In order to do that this year in the whole picture we are set to welcome and land 300,000 permanent residents in Canada. That is a historic high and it reflects all those three ambitions that I spoke about. 40,000 of those 300,000 will be refugees, government resettled refugees 25,000, double what the previous government used to invite to Canada, 16,000 privately sponsored refugee spots, almost quadruple what used to exist prior to 2016 and the remainder is asylum seekers who we can never predict based on global migration patterns.
172,000 of that 300,000 are economic immigrants, skilled labour, talent, people who are coming here to scale up their start-up company and make sure we have the environment and the ecosystem to do that. I’ll mention a few of those programs to show you what we’re doing in that regard. Express Entry – 80,000 of the 172,000 skilled immigrants will come through the Express Entry program. This is an objective program that awards points based on age, language proficiency in English or French or both, post-secondary education and work experience.
That program was working really well. Last year we made some reforms to it that have rejigged the system to enable international students to be more advantageously taken care of in the Express Entry program so we can capture and retain more international students who come to study in Canada but decide to remain. Why wouldn’t we want to hang on to these people? These are already people who are proficient in English and French or both and who have a post-secondary education in one of our fine institutions.
The other program is something we have announced as a government. It’s a whole of government approach but will be launched in June, the Global Skill Strategy. It came from listening to many of those in this room who called for government to help in the facilitation of getting talent here very quickly. It has three aspects. One is the global talent stream to enable companies to get people here so they can grow and create even more jobs for Canadians.
How does that work? It reduces and removes the onerous aspects of the labour market impact assessment and replaces it with a labour market benefit plan so that we look at what this new person is bringing in terms of jobs to this company. The second is a dedicated service channel which already exists in my department whereby if a company tomorrow calls us up and says we want to move our headquarters to Canada, we have the mechanisms in place to get them here in under a month and make sure that all their work permits and everything else is processed in record pace.
The final one is something that makes sense; that will make it so much easier for border officials to deal with this. It’s short term exemptions for work permits for people who are coming here to do short term consultancy, 15 to 30 days a year, or for highly skilled research by academics in maximum 120 days out of the year.
Why should we require those people to have work permits? We’ll give them an exemption to get them here, do what they have to do and then go back to their particular ecosystem.
The other one is the Start-up Visa where we identify promising start-ups in conjunction with industry associations and venture capitalists. They designate those people and we give them permanent residency and process them to get here quickly so they can come to Canada, scale up and create more jobs for all of us and prosperity for each one of us.
… WE welcomed as a country refugees from Hungary. Our opening of doors to Vietnamese boat people, 60,000 in the 1970’s was literally the reason why we now have a private sponsorship of refugees. It started from the private sponsorship of Vietnamese boat people.
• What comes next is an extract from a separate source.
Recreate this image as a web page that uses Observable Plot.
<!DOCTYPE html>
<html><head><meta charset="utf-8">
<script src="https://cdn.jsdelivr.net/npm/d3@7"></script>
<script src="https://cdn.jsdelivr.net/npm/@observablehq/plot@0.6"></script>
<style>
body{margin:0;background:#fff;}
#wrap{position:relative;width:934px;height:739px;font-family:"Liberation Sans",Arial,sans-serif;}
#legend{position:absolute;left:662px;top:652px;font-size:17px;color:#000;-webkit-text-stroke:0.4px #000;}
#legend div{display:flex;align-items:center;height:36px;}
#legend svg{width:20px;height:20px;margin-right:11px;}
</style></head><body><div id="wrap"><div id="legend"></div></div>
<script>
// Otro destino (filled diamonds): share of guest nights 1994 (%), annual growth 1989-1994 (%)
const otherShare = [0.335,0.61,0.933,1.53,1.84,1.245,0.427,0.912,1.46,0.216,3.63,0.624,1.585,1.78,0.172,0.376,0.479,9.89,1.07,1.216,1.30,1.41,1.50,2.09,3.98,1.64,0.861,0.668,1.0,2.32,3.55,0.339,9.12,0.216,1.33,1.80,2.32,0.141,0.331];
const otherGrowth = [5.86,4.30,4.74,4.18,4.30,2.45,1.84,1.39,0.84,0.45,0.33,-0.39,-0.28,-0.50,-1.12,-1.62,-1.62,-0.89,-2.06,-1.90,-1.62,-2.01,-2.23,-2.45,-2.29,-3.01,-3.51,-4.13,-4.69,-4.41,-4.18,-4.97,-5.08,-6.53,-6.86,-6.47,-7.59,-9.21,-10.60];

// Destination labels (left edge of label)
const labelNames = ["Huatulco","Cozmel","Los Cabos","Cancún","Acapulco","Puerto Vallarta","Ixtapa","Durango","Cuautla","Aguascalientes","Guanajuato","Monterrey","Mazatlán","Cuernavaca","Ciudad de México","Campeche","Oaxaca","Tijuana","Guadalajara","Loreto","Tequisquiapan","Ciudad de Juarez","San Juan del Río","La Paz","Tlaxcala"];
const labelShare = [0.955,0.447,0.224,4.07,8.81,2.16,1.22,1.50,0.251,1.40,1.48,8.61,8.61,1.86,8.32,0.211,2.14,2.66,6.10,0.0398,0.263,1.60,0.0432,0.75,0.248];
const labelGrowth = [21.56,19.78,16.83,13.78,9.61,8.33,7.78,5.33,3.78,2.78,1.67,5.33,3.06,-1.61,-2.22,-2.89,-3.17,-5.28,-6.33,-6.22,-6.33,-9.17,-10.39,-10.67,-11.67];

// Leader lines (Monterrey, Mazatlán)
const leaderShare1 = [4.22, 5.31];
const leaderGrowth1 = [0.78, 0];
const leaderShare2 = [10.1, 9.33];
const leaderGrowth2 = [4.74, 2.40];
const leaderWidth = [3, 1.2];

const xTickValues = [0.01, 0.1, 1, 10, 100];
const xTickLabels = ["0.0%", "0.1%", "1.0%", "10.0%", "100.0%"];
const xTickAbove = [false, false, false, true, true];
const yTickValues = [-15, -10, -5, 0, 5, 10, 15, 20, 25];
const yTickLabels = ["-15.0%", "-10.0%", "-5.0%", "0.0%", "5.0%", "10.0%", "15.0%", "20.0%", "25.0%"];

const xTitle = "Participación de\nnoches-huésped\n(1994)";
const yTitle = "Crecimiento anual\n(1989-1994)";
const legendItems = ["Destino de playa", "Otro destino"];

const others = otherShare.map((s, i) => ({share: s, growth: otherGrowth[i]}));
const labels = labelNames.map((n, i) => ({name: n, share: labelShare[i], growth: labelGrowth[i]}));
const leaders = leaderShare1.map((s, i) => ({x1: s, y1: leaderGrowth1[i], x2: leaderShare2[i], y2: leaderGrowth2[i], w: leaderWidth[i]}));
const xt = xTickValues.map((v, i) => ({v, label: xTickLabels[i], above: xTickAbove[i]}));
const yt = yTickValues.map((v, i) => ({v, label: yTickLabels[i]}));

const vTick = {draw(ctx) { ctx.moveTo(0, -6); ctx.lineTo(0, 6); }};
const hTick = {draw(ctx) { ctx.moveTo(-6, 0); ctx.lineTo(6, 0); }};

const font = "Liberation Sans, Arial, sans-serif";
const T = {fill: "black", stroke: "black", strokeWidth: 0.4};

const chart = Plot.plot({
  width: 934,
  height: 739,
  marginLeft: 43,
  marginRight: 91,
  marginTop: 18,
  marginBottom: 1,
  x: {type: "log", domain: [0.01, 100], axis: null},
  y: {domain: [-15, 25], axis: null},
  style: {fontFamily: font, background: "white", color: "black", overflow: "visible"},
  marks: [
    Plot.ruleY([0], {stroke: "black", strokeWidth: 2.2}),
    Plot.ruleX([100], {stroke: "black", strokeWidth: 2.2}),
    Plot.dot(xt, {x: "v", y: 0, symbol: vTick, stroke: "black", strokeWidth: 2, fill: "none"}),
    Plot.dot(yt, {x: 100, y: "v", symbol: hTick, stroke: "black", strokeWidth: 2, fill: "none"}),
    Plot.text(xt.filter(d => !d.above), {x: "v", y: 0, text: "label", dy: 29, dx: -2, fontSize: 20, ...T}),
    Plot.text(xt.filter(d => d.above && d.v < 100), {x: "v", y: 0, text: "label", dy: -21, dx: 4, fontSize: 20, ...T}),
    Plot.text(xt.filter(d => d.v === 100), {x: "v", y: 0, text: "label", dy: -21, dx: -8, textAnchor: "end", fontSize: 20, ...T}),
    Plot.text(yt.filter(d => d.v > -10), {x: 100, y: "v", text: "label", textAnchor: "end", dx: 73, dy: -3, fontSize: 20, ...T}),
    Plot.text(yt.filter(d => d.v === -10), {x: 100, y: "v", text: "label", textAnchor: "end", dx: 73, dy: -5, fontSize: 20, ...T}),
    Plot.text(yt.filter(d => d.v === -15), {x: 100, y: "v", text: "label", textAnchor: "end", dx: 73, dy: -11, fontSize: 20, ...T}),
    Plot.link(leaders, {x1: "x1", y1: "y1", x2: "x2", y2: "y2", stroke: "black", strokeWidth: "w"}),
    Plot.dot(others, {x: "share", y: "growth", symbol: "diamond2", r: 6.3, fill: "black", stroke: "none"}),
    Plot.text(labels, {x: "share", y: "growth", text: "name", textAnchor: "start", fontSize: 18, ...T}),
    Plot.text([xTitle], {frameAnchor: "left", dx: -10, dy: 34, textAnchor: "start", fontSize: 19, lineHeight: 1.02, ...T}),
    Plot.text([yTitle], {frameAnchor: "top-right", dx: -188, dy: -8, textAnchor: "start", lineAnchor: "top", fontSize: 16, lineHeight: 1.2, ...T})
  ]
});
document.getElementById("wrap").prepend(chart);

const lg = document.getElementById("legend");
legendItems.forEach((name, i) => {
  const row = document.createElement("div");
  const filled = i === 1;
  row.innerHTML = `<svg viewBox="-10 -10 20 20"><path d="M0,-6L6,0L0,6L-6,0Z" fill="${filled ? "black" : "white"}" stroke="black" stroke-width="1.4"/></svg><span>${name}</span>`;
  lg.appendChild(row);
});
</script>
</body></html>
The truly national effort we had with respect to Syrian refugees where school children in 2016 were putting lunch money and pooling it together to help a Syrian refugee family, where seniors in a seniors home were pooling their resources together to sponsor a Syrian family, where people were – you know my predecessor John McCallum used to go around the world and Canada and he would say he’s the only Immigration Minister in the world who can’t get refugees fast enough to meet the demand and the generosity of Canadians.
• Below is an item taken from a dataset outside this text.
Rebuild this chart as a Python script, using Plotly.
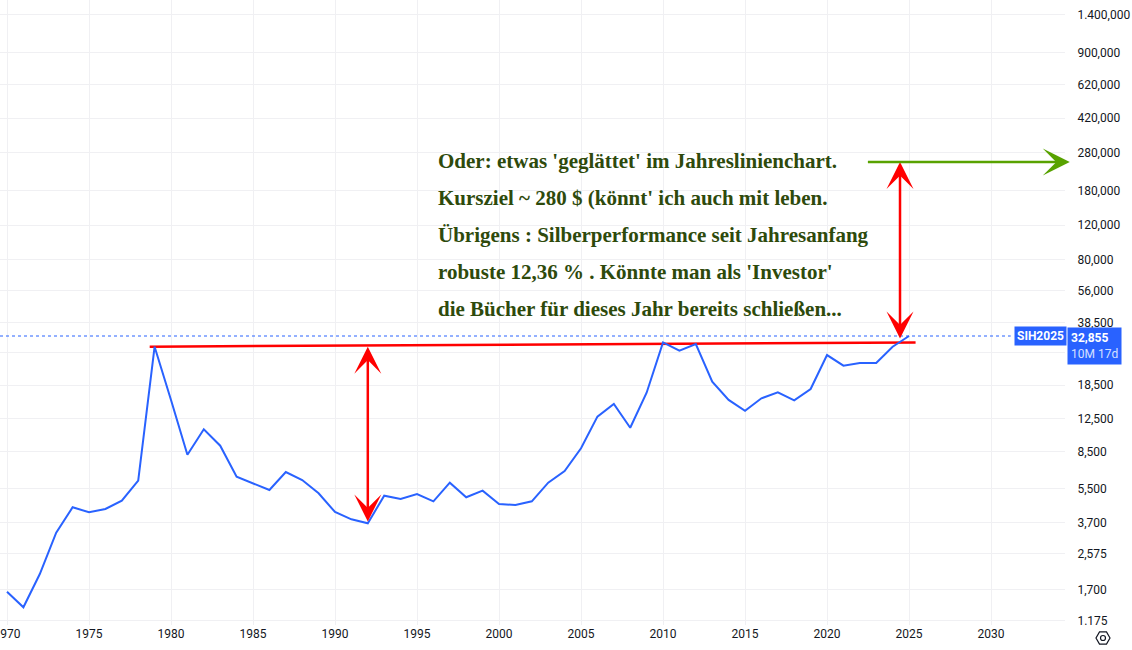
import numpy as np
import plotly.graph_objects as go

# yearly closes as shown on the chart (price x 1000)
years = list(range(1970, 2026))
closes = [1655, 1379, 2035, 3297, 4438, 4188, 4350, 4795, 6058, 28990,
          15560, 8206, 11050, 9120, 6346, 5875, 5432, 6700, 6105, 5226,
          4200, 3857, 3683, 5080, 4890, 5185, 4760, 5916, 4990, 5390,
          4613, 4560, 4760, 5916, 6780, 8850, 12800, 14840, 11250, 16940,
          30520, 27670, 29920, 19270, 15560, 13720, 15870, 17020, 15490, 17680,
          26300, 23230, 23970, 23970, 28990, 32855]
last_price = 32855

tick_vals = [1175, 1700, 2575, 3700, 5500, 8500, 12500, 18500, 27000, 38500,
             56000, 80000, 120000, 180000, 280000, 420000, 620000, 900000, 1400000]
tick_text = ["1.175", "1,700", "2,575", "3,700", "5,500", "8,500", "12,500", "18,500", "",
             "38,500", "56,000", "80,000", "120,000", "180,000", "280,000", "420,000",
             "620,000", "900,000", "1.400,000"]
year_ticks = list(range(1970, 2035, 5))

# drawn resistance line and arrows (year, value)
res_line_x = [1978.7, 2025.4]
res_line_y = [29000, 30500]
arrow_low = (1992.0, 29000, 3694)
arrow_high = (2024.45, 251000, 31370)
green_arrow = (2022.4, 2034.8, 251000)

note_lines = [
    "Oder: etwas 'geglättet' im Jahreslinienchart.",
    "Kursziel ~ 280 $ (könnt' ich auch mit leben.",
    "Übrigens : Silberperformance seit Jahresanfang",
    "robuste 12,36 % . Könnte man als 'Investor'",
    "die Bücher für dieses Jahr bereits schließen...",
]

W, H = 1132, 650
plot_w, plot_h = 1065, 625
x_range = [1969.573, 2034.51]
y_range = [3.0497, 6.2222]

fig = go.Figure()

# dotted last-price line
fig.add_trace(go.Scatter(x=[x_range[0], 2031.2], y=[last_price, last_price], mode="lines",
                         line=dict(color="#2962ff", width=1, dash="dot"), hoverinfo="skip"))
# red resistance line
fig.add_trace(go.Scatter(x=res_line_x, y=res_line_y, mode="lines",
                         line=dict(color="#ff0000", width=2.5), hoverinfo="skip"))
# price line
fig.add_trace(go.Scatter(x=years, y=closes, mode="lines",
                         line=dict(color="#2962ff", width=2)))

lg = np.log10
for xa, ytop, ybot in [arrow_low, arrow_high]:
    fig.add_annotation(x=xa, y=lg(ytop), ax=xa, ay=lg(ybot), xref="x", yref="y",
                       axref="x", ayref="y", text="", showarrow=True,
                       arrowhead=3, startarrowhead=3, arrowside="end+start",
                       arrowsize=1.8, startarrowsize=1.8, arrowwidth=2.5,
                       arrowcolor="#ff0000", standoff=0, startstandoff=0)

gx0, gx1, gy = green_arrow
fig.add_annotation(x=gx1, y=lg(gy), ax=gx0, ay=lg(gy), xref="x", yref="y",
                   axref="x", ayref="y", text="", showarrow=True,
                   arrowhead=3, arrowsize=1.8, arrowwidth=2.5,
                   arrowcolor="#58a200", standoff=0)

for i, line in enumerate(note_lines):
    fig.add_annotation(x=436 / plot_w, y=1 - (161 + 37 * i) / plot_h, xref="paper", yref="paper",
                       xanchor="left", yanchor="middle", text=line, showarrow=False,
                       font=dict(family="Liberation Serif, serif",
                                 size=21, color="#2e4a0c", weight="bold"))

# symbol and price tags on the axis
fig.add_annotation(x=1040 / plot_w, y=lg(last_price), xref="paper", yref="y",
                   text="<b>SIH2025</b>", showarrow=False, bgcolor="#2962ff",
                   font=dict(family="Roboto, sans-serif", size=12, color="white"),
                   borderpad=2, xanchor="center", yanchor="middle")
fig.add_annotation(x=1067 / plot_w, y=lg(last_price), xref="paper", yref="y",
                   text="<b>32,855</b><br><span style='color:#d6e0ff'>10M 17d</span>",
                   showarrow=False, bgcolor="#2962ff", align="left",
                   font=dict(family="Roboto, sans-serif", size=12, color="white"),
                   borderpad=3, xanchor="left", yanchor="top", yshift=9)

# settings icon bottom right
cx, cy, r = 1103 / plot_w, 1 - 638 / plot_h, 7
hx = [cx + r * np.cos(np.pi / 3 * k) / plot_w for k in range(6)]
hy = [cy + r * np.sin(np.pi / 3 * k) / plot_h for k in range(6)]
path = "M " + " L ".join(f"{a},{b}" for a, b in zip(hx, hy)) + " Z"
fig.add_shape(type="path", path=path, xref="paper", yref="paper",
              line=dict(color="#131722", width=1.2))
fig.add_shape(type="circle", xref="paper", yref="paper",
              x0=cx - 2.5 / plot_w, x1=cx + 2.5 / plot_w, y0=cy - 2.5 / plot_h, y1=cy + 2.5 / plot_h,
              line=dict(color="#131722", width=1.2))

fig.update_layout(
    width=W, height=H, showlegend=False,
    margin=dict(l=0, r=W - plot_w, t=0, b=H - plot_h, autoexpand=False),
    paper_bgcolor="white", plot_bgcolor="white",
    font=dict(family="Roboto, sans-serif", size=12, color="#131722"),
)
fig.update_xaxes(range=x_range, tickvals=year_ticks, showgrid=True, gridcolor="#f0f0f3",
                 zeroline=False, showline=False, ticks="", tickfont=dict(size=12),
                 automargin=False, ticklabeloverflow="allow")
fig.update_yaxes(type="log", range=y_range, side="right", tickvals=tick_vals, ticktext=tick_text,
                 showgrid=True, gridcolor="#f0f0f3", zeroline=False, showline=False,
                 ticks="outside", ticklen=9, tickcolor="rgba(0,0,0,0)", tickfont=dict(size=12),
                 automargin=False, ticklabeloverflow="allow")

# page body has a default 8px margin; drop it so the chart fills the window
fig.write_html("out.html", config={"displayModeBar": False},
               post_script="document.body.style.margin='0';")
We take these things for granted but it speaks a lot about Canada.
… One of the first things that we did when we formed government was we tackled the backlog in spousal sponsorships because that was a clear irritant in the community. We processed 20,000 backlog spousal cases. It used to take 26 months up to 3 years or more to reunite spouses. We now have a new standard in the vast majority of cases of 12 months or less and most of those cases actually much less than that.
If you wanted to renew your PR card it used to take 10 to 18 months. We are now talking about 54 days and we’re not satisfied with that. We’re going for 14 days. If you look at temporary resident visas, another irritant, the industry standard is now in our department 14 days. Does that mean all the visa offices are there? Absolutely not. But I’ve been visiting a few of them already and I continue to engage to make sure that we bring that down.
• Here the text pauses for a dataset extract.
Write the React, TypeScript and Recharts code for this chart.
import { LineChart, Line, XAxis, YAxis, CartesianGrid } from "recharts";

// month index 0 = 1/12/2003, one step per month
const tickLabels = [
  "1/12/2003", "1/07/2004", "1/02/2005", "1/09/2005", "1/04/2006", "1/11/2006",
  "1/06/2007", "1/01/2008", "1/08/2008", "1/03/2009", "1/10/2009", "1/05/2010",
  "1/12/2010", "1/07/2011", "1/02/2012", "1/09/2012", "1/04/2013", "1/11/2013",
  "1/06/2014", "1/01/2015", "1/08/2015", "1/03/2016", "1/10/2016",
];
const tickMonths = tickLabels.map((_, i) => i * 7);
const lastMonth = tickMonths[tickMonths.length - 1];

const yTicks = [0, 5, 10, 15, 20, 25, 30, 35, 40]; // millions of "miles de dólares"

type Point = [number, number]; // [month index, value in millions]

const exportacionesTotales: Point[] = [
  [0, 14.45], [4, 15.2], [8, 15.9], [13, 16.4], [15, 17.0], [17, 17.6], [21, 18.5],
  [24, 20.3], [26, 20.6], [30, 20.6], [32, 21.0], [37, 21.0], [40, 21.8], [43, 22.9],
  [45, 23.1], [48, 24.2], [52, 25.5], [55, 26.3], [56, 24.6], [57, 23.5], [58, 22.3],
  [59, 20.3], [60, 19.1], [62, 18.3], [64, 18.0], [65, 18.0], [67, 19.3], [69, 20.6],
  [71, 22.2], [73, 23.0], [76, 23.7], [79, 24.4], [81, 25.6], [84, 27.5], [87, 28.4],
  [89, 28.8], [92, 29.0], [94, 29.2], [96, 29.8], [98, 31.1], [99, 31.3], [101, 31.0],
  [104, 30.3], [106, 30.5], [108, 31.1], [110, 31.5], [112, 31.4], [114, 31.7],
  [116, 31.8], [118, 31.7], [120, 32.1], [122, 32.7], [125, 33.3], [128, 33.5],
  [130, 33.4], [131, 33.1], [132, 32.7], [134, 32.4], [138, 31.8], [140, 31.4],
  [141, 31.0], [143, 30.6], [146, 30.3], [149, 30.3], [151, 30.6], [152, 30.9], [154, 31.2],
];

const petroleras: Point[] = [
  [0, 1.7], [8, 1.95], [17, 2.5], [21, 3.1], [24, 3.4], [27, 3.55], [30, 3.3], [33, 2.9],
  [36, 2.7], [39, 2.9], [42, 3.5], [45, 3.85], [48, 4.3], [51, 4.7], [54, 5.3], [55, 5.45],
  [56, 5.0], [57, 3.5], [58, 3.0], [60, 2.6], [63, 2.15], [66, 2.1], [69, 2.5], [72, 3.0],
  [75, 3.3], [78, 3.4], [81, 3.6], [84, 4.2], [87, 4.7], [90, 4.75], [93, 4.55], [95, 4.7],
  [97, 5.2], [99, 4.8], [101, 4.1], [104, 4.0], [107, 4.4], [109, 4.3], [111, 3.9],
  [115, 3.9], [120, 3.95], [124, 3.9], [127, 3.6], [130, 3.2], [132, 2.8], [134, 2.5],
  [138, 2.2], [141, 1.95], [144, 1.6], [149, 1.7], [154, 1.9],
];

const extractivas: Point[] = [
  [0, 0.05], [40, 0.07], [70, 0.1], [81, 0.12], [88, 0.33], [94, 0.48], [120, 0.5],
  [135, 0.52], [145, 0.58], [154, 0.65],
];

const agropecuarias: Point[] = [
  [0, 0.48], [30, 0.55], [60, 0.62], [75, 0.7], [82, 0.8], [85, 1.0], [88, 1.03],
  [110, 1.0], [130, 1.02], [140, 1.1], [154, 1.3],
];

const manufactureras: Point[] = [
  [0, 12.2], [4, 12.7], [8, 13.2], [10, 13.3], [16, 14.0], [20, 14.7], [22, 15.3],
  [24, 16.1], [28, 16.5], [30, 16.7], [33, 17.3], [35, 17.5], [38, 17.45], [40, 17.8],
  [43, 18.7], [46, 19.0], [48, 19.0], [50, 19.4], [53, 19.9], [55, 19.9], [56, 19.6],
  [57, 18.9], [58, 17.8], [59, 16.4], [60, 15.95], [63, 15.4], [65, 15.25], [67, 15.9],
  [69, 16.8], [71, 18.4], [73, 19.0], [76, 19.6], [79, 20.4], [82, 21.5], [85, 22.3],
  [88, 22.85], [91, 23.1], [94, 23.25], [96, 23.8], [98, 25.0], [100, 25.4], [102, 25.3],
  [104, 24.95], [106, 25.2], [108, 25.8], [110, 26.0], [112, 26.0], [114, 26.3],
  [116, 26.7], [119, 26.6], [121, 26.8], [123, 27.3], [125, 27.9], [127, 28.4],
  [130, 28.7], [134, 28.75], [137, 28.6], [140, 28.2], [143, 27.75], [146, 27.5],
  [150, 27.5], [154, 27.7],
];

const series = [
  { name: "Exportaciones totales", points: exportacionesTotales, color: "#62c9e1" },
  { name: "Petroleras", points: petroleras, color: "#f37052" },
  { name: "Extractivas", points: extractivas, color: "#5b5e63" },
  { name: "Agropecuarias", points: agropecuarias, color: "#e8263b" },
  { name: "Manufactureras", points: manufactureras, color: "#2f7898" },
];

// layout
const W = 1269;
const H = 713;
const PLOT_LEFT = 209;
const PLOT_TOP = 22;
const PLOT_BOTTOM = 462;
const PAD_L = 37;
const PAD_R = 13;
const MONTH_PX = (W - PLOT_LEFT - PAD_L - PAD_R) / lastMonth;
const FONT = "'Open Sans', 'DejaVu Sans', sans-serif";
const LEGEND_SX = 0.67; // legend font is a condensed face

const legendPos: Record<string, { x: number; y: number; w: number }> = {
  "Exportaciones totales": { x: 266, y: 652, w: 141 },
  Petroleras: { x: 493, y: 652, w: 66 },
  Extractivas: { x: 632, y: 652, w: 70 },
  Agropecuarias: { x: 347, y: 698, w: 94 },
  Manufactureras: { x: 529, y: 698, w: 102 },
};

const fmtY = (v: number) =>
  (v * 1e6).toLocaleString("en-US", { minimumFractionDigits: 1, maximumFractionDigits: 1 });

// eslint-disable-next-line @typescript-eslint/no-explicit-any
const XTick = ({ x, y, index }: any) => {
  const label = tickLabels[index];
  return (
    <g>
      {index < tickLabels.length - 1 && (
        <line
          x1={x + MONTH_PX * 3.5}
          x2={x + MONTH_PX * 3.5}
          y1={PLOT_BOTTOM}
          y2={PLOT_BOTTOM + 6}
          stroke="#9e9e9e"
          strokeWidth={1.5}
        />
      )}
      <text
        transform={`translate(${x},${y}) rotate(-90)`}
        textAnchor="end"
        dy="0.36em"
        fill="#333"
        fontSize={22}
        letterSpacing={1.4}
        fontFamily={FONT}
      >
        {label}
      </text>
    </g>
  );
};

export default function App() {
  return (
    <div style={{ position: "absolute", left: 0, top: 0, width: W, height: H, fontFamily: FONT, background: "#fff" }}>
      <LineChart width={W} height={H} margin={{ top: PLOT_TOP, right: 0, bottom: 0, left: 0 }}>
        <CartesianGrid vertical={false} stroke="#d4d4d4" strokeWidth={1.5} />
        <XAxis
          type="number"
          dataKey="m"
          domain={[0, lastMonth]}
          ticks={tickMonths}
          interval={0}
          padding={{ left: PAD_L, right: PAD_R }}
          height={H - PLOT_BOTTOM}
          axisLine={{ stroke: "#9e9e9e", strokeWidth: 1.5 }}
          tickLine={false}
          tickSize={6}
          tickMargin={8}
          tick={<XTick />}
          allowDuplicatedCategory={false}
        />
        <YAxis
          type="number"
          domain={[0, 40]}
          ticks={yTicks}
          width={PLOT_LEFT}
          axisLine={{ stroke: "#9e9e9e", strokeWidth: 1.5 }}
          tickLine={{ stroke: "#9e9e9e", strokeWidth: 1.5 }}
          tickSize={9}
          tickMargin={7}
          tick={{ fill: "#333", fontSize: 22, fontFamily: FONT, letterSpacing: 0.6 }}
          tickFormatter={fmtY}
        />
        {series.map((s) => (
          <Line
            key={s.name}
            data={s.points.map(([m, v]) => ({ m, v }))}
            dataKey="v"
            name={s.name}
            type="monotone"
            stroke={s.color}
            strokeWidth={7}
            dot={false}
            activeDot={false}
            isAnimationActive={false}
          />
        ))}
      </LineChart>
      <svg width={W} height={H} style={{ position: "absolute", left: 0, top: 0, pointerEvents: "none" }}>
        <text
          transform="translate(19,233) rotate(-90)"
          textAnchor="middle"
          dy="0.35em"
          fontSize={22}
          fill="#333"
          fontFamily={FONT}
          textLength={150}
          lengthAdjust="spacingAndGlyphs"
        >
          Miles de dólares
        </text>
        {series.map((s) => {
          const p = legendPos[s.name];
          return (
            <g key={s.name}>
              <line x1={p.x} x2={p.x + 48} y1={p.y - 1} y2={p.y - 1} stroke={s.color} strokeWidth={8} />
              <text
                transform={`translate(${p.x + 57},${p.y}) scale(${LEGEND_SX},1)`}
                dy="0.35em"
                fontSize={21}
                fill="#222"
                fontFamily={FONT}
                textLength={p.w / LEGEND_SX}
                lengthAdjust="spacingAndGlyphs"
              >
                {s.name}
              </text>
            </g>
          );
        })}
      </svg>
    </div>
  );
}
I don’t want an international student to go to the UK because his visa took too long. I don’t want someone to defer or deflect or go somewhere else with their investment because they didn’t have fast processing times. One of the key things that blew my mind when I took over this role and I think it will for you is just one stream of immigration, just one that we process is international students.
Would you believe me if I told you the amount of money that international students put into our economy is more than what we get from the exporting of softwood lumber, from the exporting of wheat, from our financial services and an equal amount of money to our exports of automotive parts? Yet Australia which is not in our hemisphere attracts more Mexican international students than us. We can’t accept that. We can and will do more.
Last year we brought in and approved 367,000 international student visas. That’s a jump of 22% of the previous year so we are doing better but we can do much more. There’s so much room for improvement. Part of it is processing times. Part of it is client service. I went to Germany and the UK and Switzerland. At each stop everyone was raving about our settlement and integration infrastructure, how we do settlement so well. I was happy about that but I thought we could still do better.
For example in Germany I learned how the Germans were taking young refugees, putting them in apprenticeships in skilled trades where the Germans are really good and teaching them for example how to manufacture high speed trains while teaching them the language at the same time, not consecutively like we do. They were doing it concurrently. Is that an idea we can learn from? How do the Swedes do integration better than us, especially for young people?
Those are the kinds of lessons I want to bring back to Canada on our settlement plan. Settlement eats up 40% of IRCC’s budget so we have to ask ourselves can we do better. The only way we can do that is to ask ourselves are we having the maximum impact on that newcomer to enable him or her to restart their lives and succeed in Canada so they can contribute to our common prosperity.
… As I talk about immigration and I talk about the things that we’re doing right, as I talk about the generosity of Canadians I want to come back to some of the programming I spoke about earlier, Express Entry, the Start-up Visa. We also recently announced in this year’s budget a targeted employment strategy for newcomers. We want newcomers to hit the ground running so they can use $27.5 million.
Some of that money will go to assist them to expand pre-arrival services so that skilled immigrants can start the licensing and credential recognition process abroad before they even get here so they can hit the ground running. When they get here a lot of them don’t practice in their fields and so they don’t earn their potential and we lose out on their skills. Why? Because they can’t pay for their exams, they can’t pay the application fees, they can’t support their family.
We are giving them loans in order for them to be able to pay for those exams and those application fees. I’m already meeting dentists and electricians and nurses who have already become professionals in Canada as a result of those loans. The third aspect of that employment strategy for newcomers is creation of paid internships so they can get that valuable Canadian work experience, connecting them with mentors, job matching and so on, pilot programs to see what works.